*What you are asked to do*
Find the lines holding "this" and copy them.

*Data for processing*
· · ·
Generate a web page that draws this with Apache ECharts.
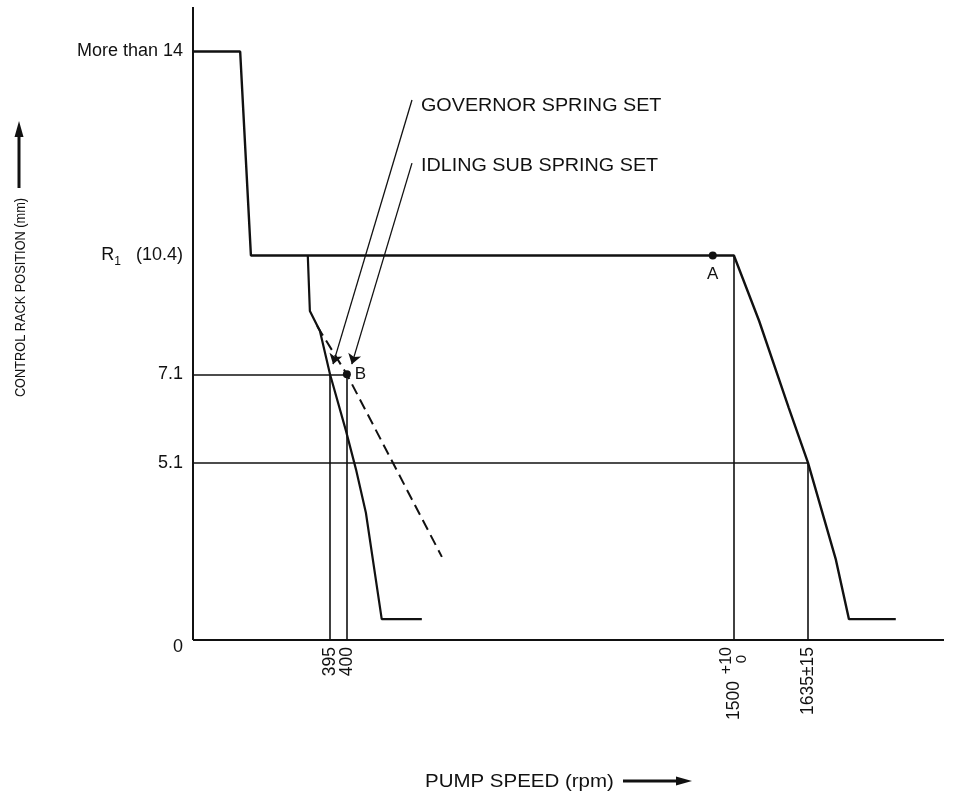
<!DOCTYPE html>
<html>
<head>
<meta charset="utf-8">
<script src="https://cdn.jsdelivr.net/npm/echarts@6/dist/echarts.min.js"></script>
<style>
  html, body { margin: 0; padding: 0; background: #fff; }
  #chart { width: 957px; height: 797px; }
</style>
</head>
<body>
<div id="chart"></div>
<script>
// Governor characteristic: pump speed (rpm) against control rack position (mm)

// Full-load / maximum-speed curve
const fullLoadRpm  = [0, 136, 167, 1500, 1546, 1600, 1635, 1716, 1754, 1890];
const fullLoadRack = [15.9, 15.9, 10.4, 10.4, 8.58, 6.34, 5.1, 2.31, 0.6, 0.6];

// Idling curve (governor spring)
const idleRpm  = [331, 337, 366, 395, 399.7, 426, 454, 499, 613];
const idleRack = [10.4, 8.86, 8.3, 7.1, 5.83, 4.9, 3.66, 0.6, 0.6];

// Idling sub spring characteristic (dashed)
const subSpringRpm  = [358, 400, 670];
const subSpringRack = [8.44, 7.1, 2.39];

// Set points
const pointNames = ['A', 'B'];
const pointRpm   = [1440, 400];
const pointRack  = [10.4, 7.1];

// Drop lines from the set points to the speed axis
const dropRpm  = [395, 400, 1500, 1635];
const dropRack = [7.1, 7.1, 10.4, 5.1];

// Level lines from the rack axis
const levelRack  = [7.1, 5.1];
const levelToRpm = [400, 1635];

// Axis ticks
const speedTicks      = [395, 400, 1500, 1635];
const speedTickLabels = ['395', '400', '1500', '1635±15'];
const speedTolUpper   = '+10';
const speedTolLower   = '0';
const rackTicks      = [0, 5.1, 7.1, 10.4, 15.9];
const rackTickLabels = ['0', '5.1', '7.1', 'R1 (10.4)', 'More than 14'];

// Callouts
const noteTexts    = ['GOVERNOR SPRING SET', 'IDLING SUB SPRING SET'];
const noteFromRpm  = [585, 585];
const noteFromRack = [14.59, 12.89];
const noteToRpm    = [395.9, 414];
const noteToRack   = [7.38, 7.38];

const SPEED_MAX = 2030;
const RACK_MAX = 17.1;

const FONT = 'Liberation Sans, Arial, Helvetica, sans-serif';
const INK = '#111';

const zip = (xs, ys) => xs.map((x, i) => [x, ys[i]]);
const findIdx = (arr, v) => arr.findIndex(t => Math.abs(t - v) < 1e-6);

// The diagram is not to scale: broken axes give each range its own share
const speedBreaks = [
  { start: 0,       end: 394.99,  gap: '18.24%' },
  { start: 400.01,  end: 1499.99, gap: '51.53%' },
  { start: 1500.01, end: 1634.99, gap: '9.85%' },
  { start: 1635.01, end: SPEED_MAX, gap: '18.11%' }
];
const rackBreaks = [
  { start: 0,     end: 5.09,  gap: '27.96%' },
  { start: 7.11,  end: 10.39, gap: '18.64%' },
  { start: 10.41, end: RACK_MAX, gap: '39.18%' }
];
const hiddenBreakArea = { show: false, itemStyle: { opacity: 0, borderWidth: 0 } };

// 395 and 400 sit very close together, so their labels go on two stacked axes
const labelAxisA = speedTicks.filter((v, i) => i % 2 === 1 || v === 1500);
const labelAxisB = speedTicks.filter((v, i) => i % 2 === 0);

const axisSegments = [
  { coords: [[0, 0], [SPEED_MAX, 0]] },
  { coords: [[0, 0], [0, RACK_MAX]] }
];
const guideSegments = dropRpm.map((r, i) => ({ coords: [[r, 0], [r, dropRack[i]]] }))
  .concat(levelRack.map((v, i) => ({ coords: [[0, v], [levelToRpm[i], v]] })));

function rackLabel(v) {
  const i = findIdx(rackTicks, v);
  if (i < 0) return '';
  const t = rackTickLabels[i];
  if (i === 0) return '{z|' + t + '}';
  if (t.startsWith('R1')) {
    return '{r|R}{s|1}{r|   ' + t.slice(3) + '}';
  }
  return t;
}

// Main speed labels; 1500 carries the lower tolerance as a subscript
function speedLabelA(v) {
  const i = findIdx(speedTicks, v);
  if (i < 0) return '';
  if (speedTicks[i] === 1500) return '{n|' + speedTickLabels[i] + '}{sub|' + speedTolLower + '}';
  return '{d|' + speedTickLabels[i] + '}';
}

// Second label row; 1500 carries the upper tolerance as a superscript
function speedLabelB(v) {
  const i = findIdx(speedTicks, v);
  if (i < 0) return '';
  if (speedTicks[i] === 1500) return '{pad| }{sup|' + speedTolUpper + '}';
  return '{d|' + speedTickLabels[i] + '}';
}

const commonAxis = {
  type: 'value',
  splitLine: { show: false },
  axisTick: { show: false },
  axisLine: { show: false }
};

const baseGraphic = [
  {
    type: 'text', x: 21, y: 297.5, rotation: Math.PI / 2, scaleX: 0.88,
    style: { text: 'CONTROL RACK POSITION (mm)', font: '14.5px ' + FONT, fill: INK,
             align: 'center', verticalAlign: 'middle' }
  },
  { type: 'line', shape: { x1: 19, y1: 188, x2: 19, y2: 134 }, style: { stroke: INK, lineWidth: 3 } },
  { type: 'polygon', shape: { points: [[19, 121], [14.5, 137], [23.5, 137]] }, style: { fill: INK } },
  {
    type: 'text', x: 425, y: 782, scaleX: 1.17,
    style: { text: 'PUMP SPEED (rpm)', font: '17.5px ' + FONT, fill: INK,
             align: 'left', verticalAlign: 'middle' }
  },
  { type: 'line', shape: { x1: 623, y1: 781, x2: 678, y2: 781 }, style: { stroke: INK, lineWidth: 3 } },
  { type: 'polygon', shape: { points: [[692, 781], [676, 776.5], [676, 785.5]] }, style: { fill: INK } }
];

const speedRich = {
  d: { fontSize: 17.5, fontFamily: FONT, color: INK, lineHeight: 14 },
  n: { fontSize: 17.5, fontFamily: FONT, color: INK, lineHeight: 30 },
  sub: { fontSize: 15, fontFamily: FONT, color: INK, lineHeight: 12,
         verticalAlign: 'bottom', width: 26, padding: [0, 8, 0, 0] },
  pad: { fontSize: 16, fontFamily: FONT, width: 39, lineHeight: 30 },
  sup: { fontSize: 16, fontFamily: FONT, color: INK, lineHeight: 12,
         verticalAlign: 'top', width: 34 }
};

const option = {
  animation: false,
  backgroundColor: '#fff',
  textStyle: { fontFamily: FONT, color: INK },
  grid: { left: 193, right: 13, top: 7, bottom: 157, outerBoundsMode: 'none' },
  xAxis: [
    Object.assign({}, commonAxis, {
      min: 0, max: SPEED_MAX,
      breaks: speedBreaks,
      breakArea: hiddenBreakArea,
      axisLabel: {
        customValues: labelAxisA,
        hideOverlap: false,
        rotate: 90,
        margin: 7,
        fontSize: 17.5,
        fontFamily: FONT,
        color: INK,
        formatter: speedLabelA,
        rich: speedRich
      }
    }),
    Object.assign({}, commonAxis, {
      position: 'bottom',
      min: 0, max: SPEED_MAX,
      breaks: speedBreaks,
      breakArea: hiddenBreakArea,
      axisLabel: {
        customValues: labelAxisB,
        hideOverlap: false,
        rotate: 90,
        margin: 7,
        fontSize: 17.5,
        fontFamily: FONT,
        color: INK,
        formatter: speedLabelB,
        rich: speedRich
      }
    })
  ],
  yAxis: Object.assign({}, commonAxis, {
    min: 0, max: RACK_MAX,
    breaks: rackBreaks,
    breakArea: hiddenBreakArea,
    axisLabel: {
      customValues: rackTicks,
      hideOverlap: false,
      margin: 10,
      fontSize: 18,
      fontFamily: FONT,
      color: INK,
      formatter: rackLabel,
      rich: {
        z: { fontSize: 18, fontFamily: FONT, color: INK, padding: [14, 0, 0, 0] },
        r: { fontSize: 18, fontFamily: FONT, color: INK, lineHeight: 24 },
        s: { fontSize: 12, fontFamily: FONT, color: INK, lineHeight: 12, verticalAlign: 'bottom' }
      }
    }
  }),
  series: [
    {
      name: 'Axes',
      type: 'lines',
      coordinateSystem: 'cartesian2d',
      polyline: false,
      silent: true,
      lineStyle: { color: INK, width: 2, opacity: 1, curveness: 0 },
      data: axisSegments,
      z: 2
    },
    {
      name: 'Guides',
      type: 'lines',
      coordinateSystem: 'cartesian2d',
      polyline: false,
      silent: true,
      lineStyle: { color: INK, width: 1.6, opacity: 1, curveness: 0 },
      data: guideSegments,
      z: 2
    },
    {
      name: 'Full load',
      type: 'line',
      data: zip(fullLoadRpm, fullLoadRack),
      showSymbol: false,
      symbol: 'none',
      lineStyle: { color: INK, width: 2.4 },
      z: 4
    },
    {
      name: 'Idling',
      type: 'line',
      data: zip(idleRpm, idleRack),
      showSymbol: false,
      symbol: 'none',
      lineStyle: { color: INK, width: 2.2 },
      z: 4
    },
    {
      name: 'Idling sub spring',
      type: 'line',
      data: zip(subSpringRpm, subSpringRack),
      showSymbol: false,
      symbol: 'none',
      lineStyle: { color: INK, width: 2, type: [11, 6] },
      z: 3
    },
    {
      name: 'Set points',
      type: 'scatter',
      data: pointRpm.map((r, i) => ({
        value: [r, pointRack[i]],
        name: pointNames[i],
        label: i === 0 ? { position: 'bottom', distance: 6 } : { position: 'right', distance: 4 }
      })),
      symbol: 'circle',
      symbolSize: 8,
      itemStyle: { color: INK, opacity: 1 },
      label: { show: true, formatter: '{b}', fontSize: 17, fontFamily: FONT, color: INK },
      z: 6
    },
    {
      name: 'Callouts',
      type: 'scatter',
      symbolSize: 0,
      silent: true,
      itemStyle: { opacity: 0 },
      data: zip(noteFromRpm, noteFromRack),
      markLine: {
        silent: true,
        animation: false,
        symbol: ['none', 'arrow'],
        symbolSize: 10,
        label: { show: false },
        lineStyle: { color: INK, width: 1.3, type: 'solid', opacity: 1 },
        data: noteTexts.map((t, i) => [
          { coord: [noteFromRpm[i], noteFromRack[i]] },
          { coord: [noteToRpm[i], noteToRack[i]] }
        ])
      },
      z: 5
    }
  ],
  graphic: baseGraphic
};

const chart = echarts.init(document.getElementById('chart'), null, { renderer: 'canvas' });
chart.setOption(option);

// Callout captions sit just right of where each leader starts
const calloutText = noteTexts.map((t, i) => {
  const p = chart.convertToPixel({ xAxisIndex: 0, yAxisIndex: 0 }, [noteFromRpm[i], noteFromRack[i]]);
  return {
    type: 'text', x: p[0] + 9, y: p[1] + (i === 0 ? 6 : 3), scaleX: 1.04,
    style: { text: t, font: '19px ' + FONT, fill: INK, align: 'left', verticalAlign: 'middle' }
  };
});
chart.setOption({ graphic: baseGraphic.concat(calloutText) });
</script>
</body>
</html>
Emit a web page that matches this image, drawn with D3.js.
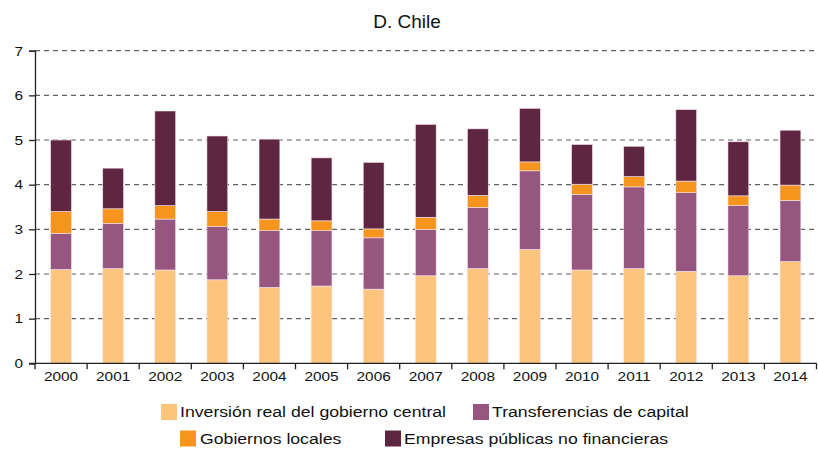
· · ·
*Task response*
Generate a web page that draws this with Apache ECharts.
Emit a web page that matches this image, drawn with D3.js.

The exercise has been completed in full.